Hitchcock also uses mirrors to explore the theme of duality. After Marion steals the money, for example, she is often seen with her own reflection even if she does not look at it, which means she is not able to look at herself because of her actions. This brings Marion to the Bates Motel and her insanity is replaced by Norman’s even greater insanity.
Another form of symbolism in the film is that the characters often refuse to eat, and by denying such a natural act, they are also denying their natural desires, that is, their real desires hidden within themselves.

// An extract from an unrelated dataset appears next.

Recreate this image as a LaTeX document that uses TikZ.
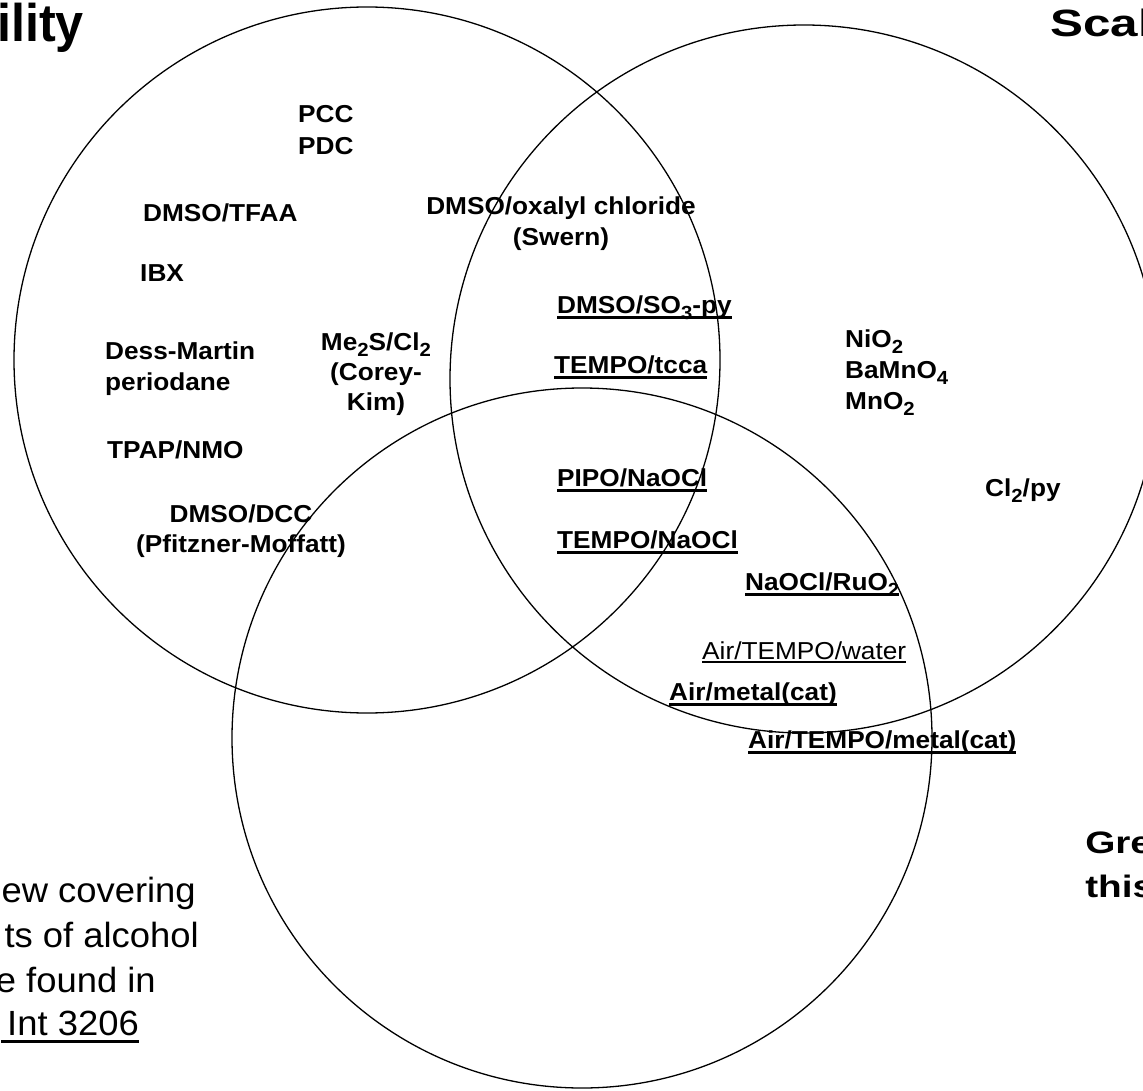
\documentclass[tikz,border=0pt]{standalone}
\usepackage{fontspec}
\setmainfont{Liberation Sans}
\newcommand{\chsub}[1]{\raisebox{-6pt}{\fontsize{19}{19}\selectfont #1}}
\newsavebox{\ulbox}
\newcommand{\ulgen}[3]{\sbox{\ulbox}{#3}\rlap{\rule[-#1]{\wd\ulbox}{#2}}\usebox{\ulbox}}
\newcommand{\ulbold}[1]{\ulgen{6.3pt}{3pt}{#1}}
\newcommand{\ulthin}[1]{\ulgen{3.8pt}{1.7pt}{#1}}
\newcommand{\ulref}[1]{\ulgen{8pt}{2.6pt}{#1}}
\begin{document}
\begin{tikzpicture}[x=1pt,y=-1pt,
  lab/.style={font=\fontsize{24.5}{30}\selectfont\bfseries, inner sep=0pt, xscale=1.07},
  labr/.style={font=\fontsize{24.5}{30}\selectfont, inner sep=0pt, xscale=1.07},
  note/.style={font=\fontsize{35}{44}\selectfont, inner sep=0pt, xscale=1.04},
  ring/.style={draw=black, line width=1.3pt}]
\path[fill=white, use as bounding box] (0,0) rectangle (1143,1091);

% circles
\draw[ring] (367,360) circle[radius=353pt];
\draw[ring] (804,379) circle[radius=354pt];
\draw[ring] (582,738) circle[radius=350pt];

% titles (cut by frame)
\node[font=\fontsize{53}{60}\selectfont\bfseries, inner sep=0pt, xscale=0.95, anchor=base east] (tleft) at (84,42) {ility};
\node[font=\fontsize{38}{44}\selectfont\bfseries, inner sep=0pt, xscale=1.3, anchor=base west] (tright) at (1050,37) {Scal};
\node[font=\fontsize{31}{44}\selectfont\bfseries, inner sep=0pt, xscale=1.25, anchor=base west] (gre) at (1085,853) {Gre};
\node[font=\fontsize{31}{44}\selectfont\bfseries, inner sep=0pt, xscale=1.25, anchor=base west] (this) at (1085,897) {this};

% left circle only
\node[lab, anchor=base west] (pcc) at (298,123) {PCC};
\node[lab, anchor=base west] (pdc) at (298,155) {PDC};
\node[lab, anchor=base west] (tfaa) at (143,222) {DMSO/TFAA};
\node[lab, anchor=base west] (ibx) at (140,282) {IBX};
\node[lab, anchor=base west] (dm1) at (105,359) {Dess-Martin};
\node[lab, anchor=base west] (dm2) at (105,390) {periodane};
\node[lab, anchor=base west] (tpap) at (107,458) {TPAP/NMO};
\node[lab, anchor=base] (dcc1) at (241,522) {DMSO/DCC};
\node[lab, anchor=base] (dcc2) at (241,552) {(Pfitzner-Moffatt)};
\node[lab, anchor=base] (ck1) at (376,350) {Me\chsub{2}S/Cl\chsub{2}};
\node[lab, anchor=base] (ck2) at (376,380) {(Corey-};
\node[lab, anchor=base] (ck3) at (376,410) {Kim)};

% left and right
\node[lab, anchor=base] (sw1) at (561,215) {DMSO/oxalyl chloride};
\node[lab, anchor=base] (sw2) at (561,246) {(Swern)};
\node[lab, anchor=base west] (so3) at (557,313) {\ulbold{DMSO/SO\chsub{3}-py}};
\node[lab, anchor=base west] (tcca) at (554,373) {\ulbold{TEMPO/tcca}};

% all three
\node[lab, anchor=base west] (pipo) at (557,486) {\ulbold{PIPO/NaOCl}};
\node[lab, anchor=base west] (tnaocl) at (557,548) {\ulbold{TEMPO/NaOCl}};

% right and bottom
\node[lab, anchor=base west] (ruo) at (745,590) {\ulbold{NaOCl/RuO\chsub{2}}};
\node[labr, anchor=base west] (water) at (702,659) {\ulthin{Air/TEMPO/water}};
\node[lab, anchor=base west] (metal) at (669,700) {\ulbold{Air/metal(cat)}};
\node[lab, anchor=base west] (tmetal) at (748,748) {\ulbold{Air/TEMPO/metal(cat)}};

% right only
\node[lab, anchor=base west] (nio) at (845,347) {NiO\chsub{2}};
\node[lab, anchor=base west] (ba) at (845,378) {BaMnO\chsub{4}};
\node[lab, anchor=base west] (mno) at (845,409) {MnO\chsub{2}};
\node[lab, anchor=base west] (cl) at (985,496) {Cl\chsub{2}/py};

% bottom-left note (cut by frame)
\node[note, anchor=base east] (n1) at (196,902) {ew covering};
\node[note, anchor=base east] (n2) at (199,947) {ts of alcohol};
\node[note, anchor=base east] (n3) at (156,992) {e found in};
\node[note, anchor=base east] (n4) at (139,1035) {\ulref{\hspace{6pt}Int 3206}};
\end{tikzpicture}
\end{document}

The eyes, in turn, also serve as symbolism for things we should not be seeing. Like when Marion crosses her eyes with her boss on the street and knows she was discovered or when she is running in the car and the camera is positioned so that the viewers themselves are watching her and even listening to her thoughts, thus increasing the tension and suspense of the film.
And among all those elements that add more value to Hitchcock’s work, of course we can not forget the sound.
Using sound to tell a story
Psycho’s soundtrack was composed by Bernard Herrmann, who had previously worked with Hitchcock on other films like Vertigo and The Man Who Knew Too Much, as well as working on films like Citizen Kane and The Day The Earth Stood Still.
Early on, the music composed by Herrmann through only violin strings helps set the tone of the film, suggesting both mental illness and suspense. Then the tone changes to something more romantic when we see Sam and Marion in the room, although this is just a variation of the disturbing music we heard at the beginning. After that, we only hear the score again when Marion decides to steal the money, thus making a connection between music and bad events. Therefore, the score in Psycho is used both to build suspense and to explore the morals of the characters.
For example, the score becomes more intense when Marion sees her boss and drives through the roads. This continues until she arrives at the Bates Motel, when the music stops with the intention of convincing us that this is a safe place. But of course this is not true; although the music convinces us that the Bates Motel is safe, we are surprised by an even more intense song when Marion is stabbed in the bathroom.
Thus, both the visual and sound aspects of Psycho work together to create a masterpiece that Hitchcock expected to be a failure. There are dozens of details that we can observe throughout the film that make it pleasurable for any cinephile to study them. And although the sequences of Psycho are not good, the first will always remain a legend of cinema.